My Compassion sponsor trip to Veracruz, Mexico in January* opened my eyes to something that I hadn’t ever given much thought to. You don’t need a Princess cruise, or an iPhone or iPad to be happy. You actually don’t even need a coffeemaker. Naturally, you do need coffee to know true happiness, but you can cook coffee in a pot over an open fire. I learned that people can have chickens meandering through their small house made of cardboard and plywood and they will treat you with the warmest smiles and most affable hospitality you’ve ever known. The coffee served won’t taste like the fresh brew you’re familiar with, but that’s okay. It’s prepared for you with more love and attention than any Starbucks barista could ever hope to offer.
It occurred to me that you can have nothing materially, but still have everything because you choose to be happy with what you have and not what you don’t have. You choose to share and give and love others.
The people I met in Mexico extended affection, graciousness, and gratitude. They hugged us, kissed us, tossed confetti on us, and sang praises to God in an atmosphere of joy quite unlike anything I’ve witnessed in America.
These warm and loving people don’t have insulation or heaters or air conditioners in their 10-foot by 10-foot homes. They don’t have indoor plumbing or beds with mattresses or floors with carpet or tile. Their floors consist of concrete or rocky dirt. Even so, they have each other and they have their abiding faith in God and they’re happy. They were, of course, thrilled with the gifts we brought them. However, not once did I get the feeling that if we hadn’t brought gifts they would sulk or pout or feel denied or neglected in any way.
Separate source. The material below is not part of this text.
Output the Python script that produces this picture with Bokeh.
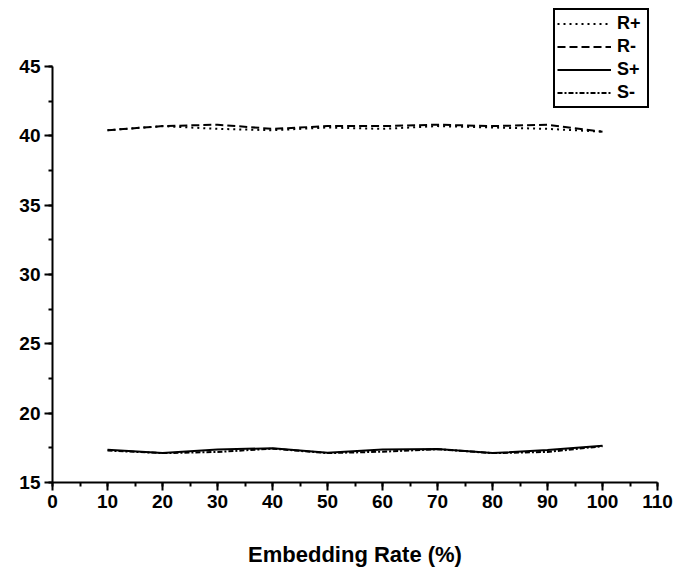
from bokeh.plotting import figure
from bokeh.models import Range1d, SingleIntervalTicker, Legend, LegendItem
from bokeh.embed import file_html
from bokeh.resources import INLINE

rate = [10, 20, 30, 40, 50, 60, 70, 80, 90, 100]
r_plus = [40.4, 40.7, 40.5, 40.4, 40.6, 40.5, 40.7, 40.6, 40.5, 40.3]
r_minus = [40.4, 40.7, 40.8, 40.5, 40.7, 40.7, 40.8, 40.7, 40.8, 40.3]
s_plus = [17.36, 17.12, 17.38, 17.47, 17.14, 17.38, 17.41, 17.12, 17.34, 17.65]
s_minus = [17.3, 17.12, 17.2, 17.44, 17.12, 17.22, 17.4, 17.12, 17.2, 17.62]

FONT = "Liberation Sans"

p = figure(width=675, height=570, output_backend="svg", toolbar_location=None,
           x_range=Range1d(0, 110), y_range=Range1d(15, 49.18),
           min_border_left=52, min_border_right=18, min_border_top=8, min_border_bottom=88)
p.outline_line_color = None
p.xgrid.visible = False
p.ygrid.visible = False

p.xaxis.ticker = SingleIntervalTicker(interval=10, num_minor_ticks=2)
p.yaxis.ticker = SingleIntervalTicker(interval=5, num_minor_ticks=2)
p.yaxis.bounds = (15, 45)
for ax in (p.xaxis, p.yaxis):
    ax.axis_line_width = 2
    ax.axis_line_color = "black"
    ax.major_tick_line_width = 2
    ax.minor_tick_line_width = 2
    ax.major_tick_out = 8
    ax.major_tick_in = 0
    ax.minor_tick_out = 4
    ax.minor_tick_in = 0
    ax.major_label_text_font = FONT
    ax.major_label_text_font_style = "bold"
    ax.major_label_text_font_size = "19px"
    ax.major_label_text_color = "black"
    ax.major_label_standoff = 4

p.xaxis.axis_label = "Embedding Rate (%)"
p.xaxis.axis_label_text_font = FONT
p.xaxis.axis_label_text_font_style = "bold"
p.xaxis.axis_label_text_font_size = "22px"
p.xaxis.axis_label_text_color = "black"
p.xaxis.axis_label_standoff = 31

w = 2
l1 = p.line(rate, r_plus, line_color="black", line_width=w, line_dash="2 4")
l2 = p.line(rate, r_minus, line_color="black", line_width=w, line_dash="8 4")
l3 = p.line(rate, s_plus, line_color="black", line_width=w)
l4 = p.line(rate, s_minus, line_color="black", line_width=w, line_dash="5 2 2 2")

legend = Legend(items=[LegendItem(label="R+", renderers=[l1]),
                       LegendItem(label="R-", renderers=[l2]),
                       LegendItem(label="S+", renderers=[l3]),
                       LegendItem(label="S-", renderers=[l4])],
                location=(501, 374))
legend.border_line_color = "black"
legend.border_line_alpha = 1
legend.border_line_width = 2
legend.background_fill_alpha = 1
legend.label_text_font = FONT
legend.label_text_font_style = "bold"
legend.label_text_font_size = "18px"
legend.label_text_color = "black"
legend.glyph_width = 54
legend.glyph_height = 23
legend.label_height = 23
legend.label_width = 28
legend.label_standoff = 6
legend.spacing = 0
legend.padding = 2
legend.margin = 0
p.add_layout(legend)

open("out.html", "w").write(file_html(p, INLINE))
Years ago, I suffered depression. It evolved from me overanalyzing my problems and “choosing” to let negative thoughts rule my life. I let the negative thoughts marinate in my brain so long that I began to have physical ailments. Anxiety, the cousin of depression, moved in when I let the “what-ifs” join the negative thoughts. Together, anxiety and depression helped me to feel sad and fearful. Misery loved me.
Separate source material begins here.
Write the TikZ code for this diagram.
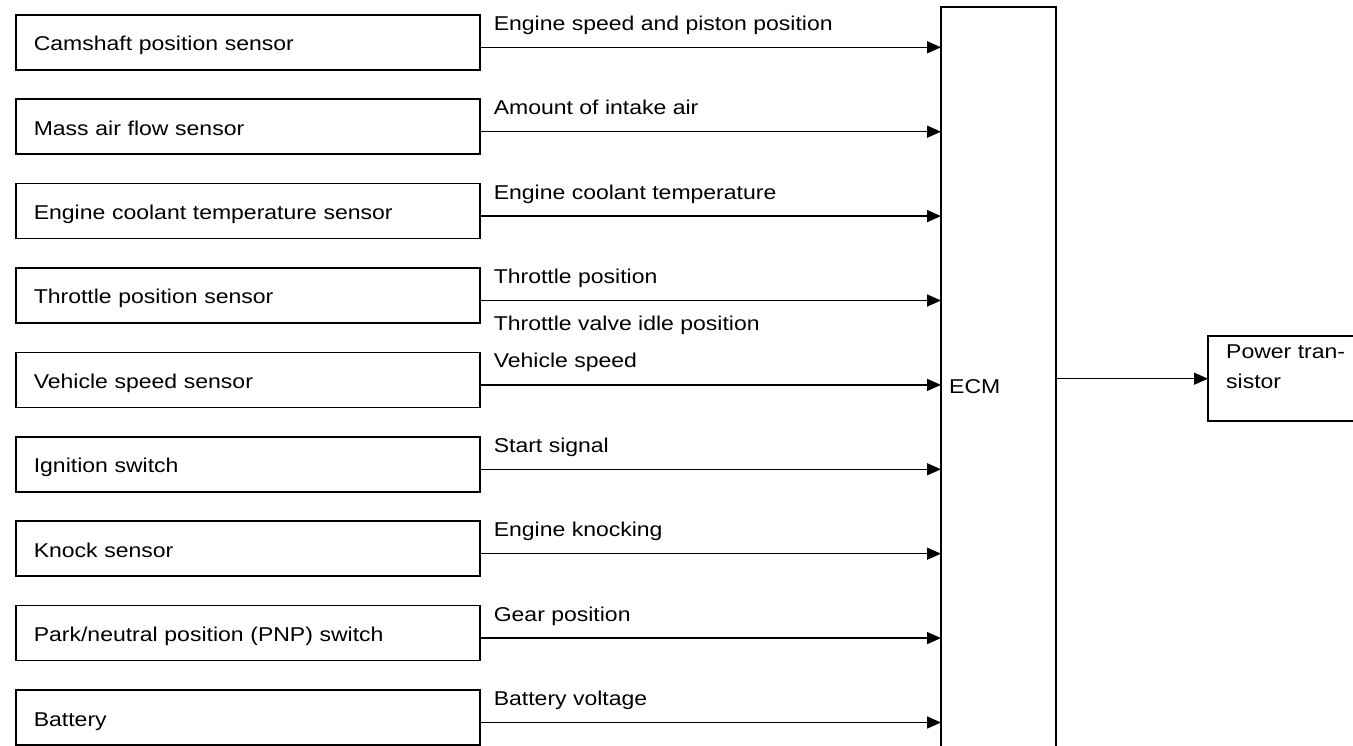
\documentclass[tikz,border=0pt]{standalone}
\usepackage{fontspec}
\setmainfont{Liberation Sans}[FakeStretch=1.15]
\usetikzlibrary{arrows.meta}
\tikzset{
  sensor/.style={draw, line width=1.6pt, anchor=north west, minimum width=464pt,
    minimum height=55pt, inner xsep=18pt, inner ysep=0pt, text width=428pt,
    align=left, text height=20pt, text depth=3pt},
  sig/.style={line width=1.4pt, -{Triangle[length=14pt,width=12pt]}},
  lbl/.style={anchor=base west, inner sep=0pt},
  frame/.style={line width=2pt},
}
\begin{document}
\begin{tikzpicture}[x=1pt,y=-1pt,font=\fontsize{20}{24}\selectfont]
\useasboundingbox[fill=white] (0,0) rectangle (1353,746);

% ECM
\node[anchor=north west, minimum width=115pt, minimum height=739pt, inner sep=0pt] (ecm) at (941,7) {};
\draw[frame] (ecm.south west) -- (ecm.north west) -- (ecm.north east) -- (ecm.south east);
\node[lbl] (ecmtext) at (949,393) {ECM};

% Power transistor
\node[anchor=north west, minimum width=170pt, minimum height=85pt, inner sep=0pt] (pt) at (1208,336) {};
\draw[frame] (pt.north east) -- (pt.north west) -- (pt.south west) -- (pt.south east);
\node[anchor=north west, align=left, inner sep=0pt, font=\fontsize{20}{30}\selectfont] (pttext) at (1226,344.7) {Power tran-\\sistor};
\draw[sig] (pt.west -| ecm.east) -- (pt.west);

% sensors
\node[sensor] (s1) at (15,14) {Camshaft position sensor};
\node[sensor] (s2) at (15,98.4) {Mass air flow sensor};
\node[sensor] (s3) at (15,182.8) {Engine coolant temperature sensor};
\node[sensor] (s4) at (15,267.2) {Throttle position sensor};
\node[sensor] (s5) at (15,351.6) {Vehicle speed sensor};
\node[sensor] (s6) at (15,436) {Ignition switch};
\node[sensor] (s7) at (15,520.4) {Knock sensor};
\node[sensor] (s8) at (15,604.8) {Park/neutral position (PNP) switch};
\node[sensor] (s9) at (15,689.2) {Battery};

\foreach \i in {1,...,9}{
  \coordinate (a\i) at ([yshift=-5pt]s\i.east);
  \draw[sig] (a\i) -- (a\i -| ecm.west);
}

\node[lbl] (l1) at ([xshift=13pt,yshift=17pt]a1) {Engine speed and piston position};
\node[lbl] (l2) at ([xshift=13pt,yshift=17pt]a2) {Amount of intake air};
\node[lbl] (l3) at ([xshift=13pt,yshift=17pt]a3) {Engine coolant temperature};
\node[lbl] (l4) at ([xshift=13pt,yshift=17pt]a4) {Throttle position};
\node[lbl] (l4b) at ([xshift=13pt,yshift=-30pt]a4) {Throttle valve idle position};
\node[lbl] (l5) at ([xshift=13pt,yshift=17pt]a5) {Vehicle speed};
\node[lbl] (l6) at ([xshift=13pt,yshift=17pt]a6) {Start signal};
\node[lbl] (l7) at ([xshift=13pt,yshift=17pt]a7) {Engine knocking};
\node[lbl] (l8) at ([xshift=13pt,yshift=17pt]a8) {Gear position};
\node[lbl] (l9) at ([xshift=13pt,yshift=17pt]a9) {Battery voltage};
\end{tikzpicture}
\end{document}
The thought came to me one day, (and only God could have given me this thought as I couldn’t come up with this on my own), “I can’t control the world, but I can control my thoughts.”
Yesterday, while browsing the booths of an art fair, my cousin Amy pointed to a handmade sign set among many other artistic signs for sale, and said, “I love that.” The sign she loved stated: “Today I will choose joy.”
I had no problem choosing joy yesterday. I spent it with my sister Jodee, our mom Darleen, and our cousin Amy, who I hadn’t seen in hundreds of years (or close to that). We ate a delicious breakfast on an outdoor patio beneath majestic, towering mesquite trees. We could hear birds singing “hallelujah” in the branches and brightly-colored flowers surrounded us in nearby gardens. I enjoyed every minute of our time together.
But what about the days when life isn’t as ideal as yesterday?
The air conditioner goes out in the middle of the summer. Or the washing machine breaks. A red and blue light flashes in your rear-view mirror. Maybe you splurge on blueberries and once you get them home, you accidentally drop them and the plastic container springs open as blueberries scatter in every direction under the dishwasher and refrigerator? They will fossilize as you have no desire to move appliances.
Or what about those stickers on fruit that won’t come off? Maybe you don’t remember them until you realize they’re in your fruit salad. And, oh no! Is your guest choking on your fruit salad? You slice a tomato and end up in Urgent Care because you also sliced your finger along with the tomato. The IRS has no record of the refund you are owed and you call to correct the error and wait on hold for a half hour, then another half hour explaining the situation to the agent who finally put her coffee cup down and finished her Sudoku to answer your call. The agent asks you a series of questions to make sure you aren’t an impostor. She then says, “You need to call another number to get this matter cleared up.”
Do you plead with the agent to transfer you to the new phone number? Do you throw your phone across the room? Well, I don’t recommend either. The agent won’t transfer you (“I’m sorry but we have no way of transferring”), and hurtling the phone across the room doesn’t bother the IRS agent one bit.
Today, I will choose joy.
But the IRS? That’s the true test. When you commit to choosing joy after an hour of your time wasted by the incompetence of our government—you are a person of high quality character. …I’m not there yet.
*Compassion Sponsor Tour-A group tour to the country of your sponsored child that allows sponsors to experience the country’s culture and attractions, get an in-depth look at how the Compassion ministry works, and spend a fun day with your sponsored child.